A Centennial Tribute to a Literary Giant

This week marks the 100th birth anniversary of Shrilal Shukla, born on December 31, 1925, in Mohanlalganj on the outskirts of Lucknow. The author, who passed away in 2011, is being celebrated for a legacy that spans over 30 books, including novels, satires, short story collections, and memoirs. However, it is Raag Darbari that cemented his place as a towering figure in Indian letters. The novel earned him the Sahitya Akademi award in 1969 and has since become one of the most read and translated works in Hindi literature.

Senior journalist and activist Vandana Mishra emphasizes Shukla's lasting relevance. She describes him as exceptionally well-read, open-hearted, and a deeply observant chronicler of society. "Raag Darbari shattered the romanticised image of village life and replaced it with sharp honesty and satire," Mishra notes. The novel, written during a period of strong anti-establishment politics, relentlessly questioned corruption, social hypocrisy, and entrenched power dynamics—themes that continue to echo loudly in today's India.

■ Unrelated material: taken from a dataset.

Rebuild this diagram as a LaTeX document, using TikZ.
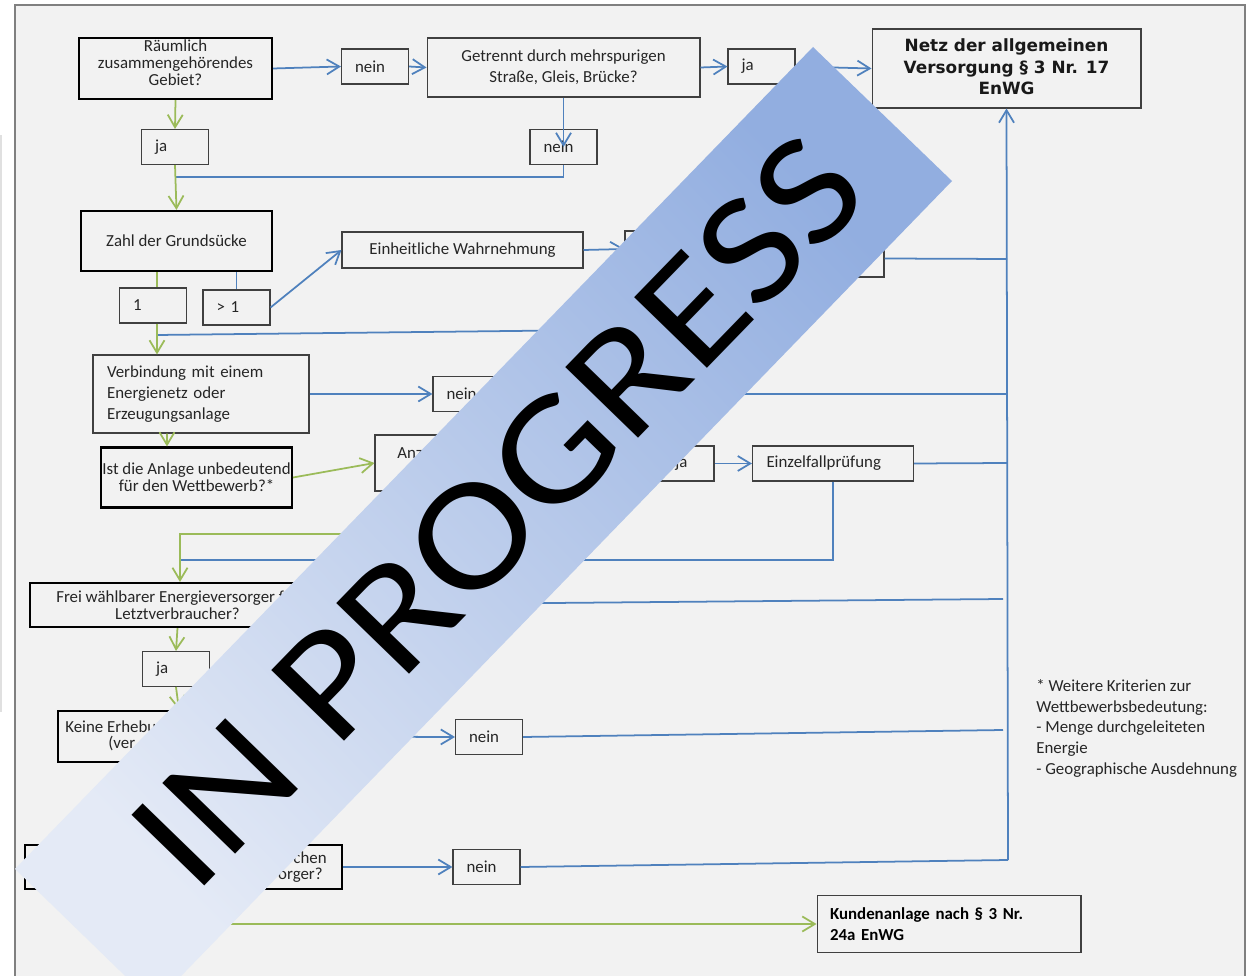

The Enduring Mirror of Shivpalganj

Set in the fictional village of Shivpalganj, Raag Darbari operates as a powerful microcosm of the nation. According to Mishra, its sustained popularity, especially among young readers, stems from a simple, unsettling truth: "The conditions it portrays have not fundamentally changed." The intricate web of village politics, the dysfunctional workings of the panchayat, the power struggles in educational institutions, and the everyday hardships faced by the poor in navigating systems like courts remain strikingly familiar.

Writer Vibhuti Narayan Rai highlights the uniqueness of Shukla's life and language. Shukla began his career as a PCS officer in Uttar Pradesh in 1949 after graduating from Allahabad University, later becoming an IAS officer. He masterfully balanced a successful bureaucratic career with prolific creative writing. Rai recalls Shukla as a contrarian with a razor-sharp wit and a worldly outlook, "successful as a human being and as a bureaucrat, and his humour stayed with him till the end." His prose, Rai points out, reflected contemporary speech—a natural blend of Hindi, Urdu, and Sanskrit that resonated with how people actually communicated.

Deconstructing the Development Dream

The novel's critical lens is directed squarely at the post-independence development model. Senior journalist Akhilesh explains that Raag Darbari "fragments that narrative and reveals what lies beneath the glitter." Poet and critic Ashok Vajpeyi told PTI that Shukla's achievement lay in showing how development was riddled with "paradoxes, corruption, delays, negligence, carelessness, and inertia," and how this directly impacted people's daily lives.

Veteran actor Anil Rastogi, who adapted the novel for theatre and television, underscores the rare balance Shukla achieved. He was a part of the system yet never its apologist, using literature to expose how government policies were distorted at the ground level. Even in his official roles as cultural secretary and director of cultural affairs in Uttar Pradesh, Shukla tirelessly promoted art and culture while "speaking truth to power from within the system."

Ashok Maheshwari, chairperson of Rajkamal Prakashan, states that the novel's realistic portrayal of the "ugliness or deformities afflicting our villages," including political manipulations and the difficulties of rural life, is what makes it perennially relevant.

Shrilal Shukla's contributions were recognized with the Vyas Samman in 1999 for "Bishrampur ka Sant," the Padma Bhushan in 2008, and the prestigious Jnanpith Award in 2011. His first novel, "Sooni Ghati Ka Sooraj," was published in 1957, followed by other notable works like "Agyaatvaas," "Aadmi Ka Zahar," and "Makaan." As his centenary reminds us, Raag Darbari stands not just as a classic of Hindi literature, but as an indispensable, living critique of the Indian condition.